Former studio president presumably heading to someothercompany.

We really do just have the strangest photos of developers floating around our wiki pages.
We really do just have the strangest photos of developers floating around our wiki pages.

Kellee Santiago had been with thatgamecompany since its inception. She co-founded the company alongside the studio's creative director Jenova Chen, and has been around for each one of the heralded indie developer's projects. Now, it appears thatgamecompany will have to learn to get along without her.

Speaking to Gamasutra, Santiago announced today that she is leaving thatgamecompany for an as-yet unannounced destination. She described the split as "entirely amicable," and made it clear that it was simply time for her to move on to another place.

After doing these three games, I think it was a really great opportunity for all of us to look at what we've learned and what I've taken from that experience, and go forth and take it into new arenas.

While Chen has been the creative mind behind thatcompany's many experiments in game design, Santiago's role as president had much to do with the behind-the-scenes work of making his visions a reality.

So much of my work at Thatgamecompany was really supporting Jenova's visions for the types of games he wanted to make, and I felt like I have done everything I needed to do there, and that he's in a great place now to go on and continue with some of the other people at Thatgamecompany, to take that to a whole new height.

This marks something of a bittersweet day for thatgamecompany.
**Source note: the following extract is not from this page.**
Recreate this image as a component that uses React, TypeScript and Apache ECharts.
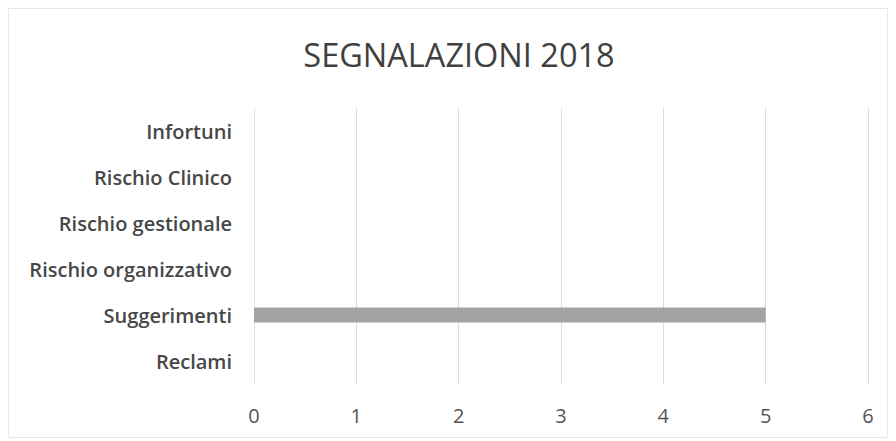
import React, { useEffect, useRef } from "react";
import * as echarts from "echarts";

const categories = [
  "Reclami",
  "Suggerimenti",
  "Rischio organizzativo",
  "Rischio gestionale",
  "Rischio Clinico",
  "Infortuni",
];
const values = [0, 5, 0, 0, 0, 0];
const titleText = "SEGNALAZIONI 2018";

export default function App() {
  const ref = useRef<HTMLDivElement>(null);
  useEffect(() => {
    if (!ref.current) return;
    const chart = echarts.init(ref.current, undefined, { renderer: "svg" });
    chart.setOption({
      animation: false,
      backgroundColor: "#ffffff",
      title: {
        text: titleText,
        left: 454,
        textAlign: "center",
        top: 33,
        textStyle: {
          fontFamily: "Open Sans",
          fontSize: 32.5,
          fontWeight: "normal",
          color: "#404040",
        },
      },
      graphic: [
        {
          type: "rect",
          shape: { x: 8.5, y: 8.5, width: 879, height: 429 },
          style: { fill: "none", stroke: "#e6e6e6", lineWidth: 1 },
          silent: true,
        },
      ],
      grid: { left: 254, right: 28, top: 108, bottom: 57 },
      xAxis: {
        type: "value",
        min: 0,
        max: 6,
        interval: 1,
        axisLine: { show: false },
        axisTick: { show: false },
        splitLine: { show: true, lineStyle: { color: "#dcdcdc", width: 1 } },
        axisLabel: {
          margin: 21,
          fontFamily: "Open Sans",
          fontSize: 20,
          color: "#555555",
        },
      },
      yAxis: {
        type: "category",
        data: categories,
        axisLine: { show: true, lineStyle: { color: "#e4e4e4" } },
        axisTick: { show: false },
        axisLabel: {
          margin: 22,
          fontFamily: "Open Sans",
          fontSize: 20,
          fontWeight: 600,
          color: "#474747",
        },
      },
      series: [
        {
          type: "bar",
          data: values,
          barWidth: 15,
          itemStyle: { color: "#a3a3a3" },
        },
      ],
    });
    return () => chart.dispose();
  }, []);
  return (
    <div
      ref={ref}
      style={{ position: "fixed", left: 0, top: 0, width: 896, height: 441 }}
    />
  );
}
Prior to Santiago's announcement, Chen had blogged that the studio's most recent project, the critically acclaimed Journey, has become the fastest selling game in the history of the PlayStation Network. The Gamasutra article also mentions that a new project has begun at thatgamecompany, though now it'll have to progress without Santiago's assistance.

Chen and those remaining at thatgamecompany expressed mutual admiration and appreciation for Santiago's work in a statement from the company.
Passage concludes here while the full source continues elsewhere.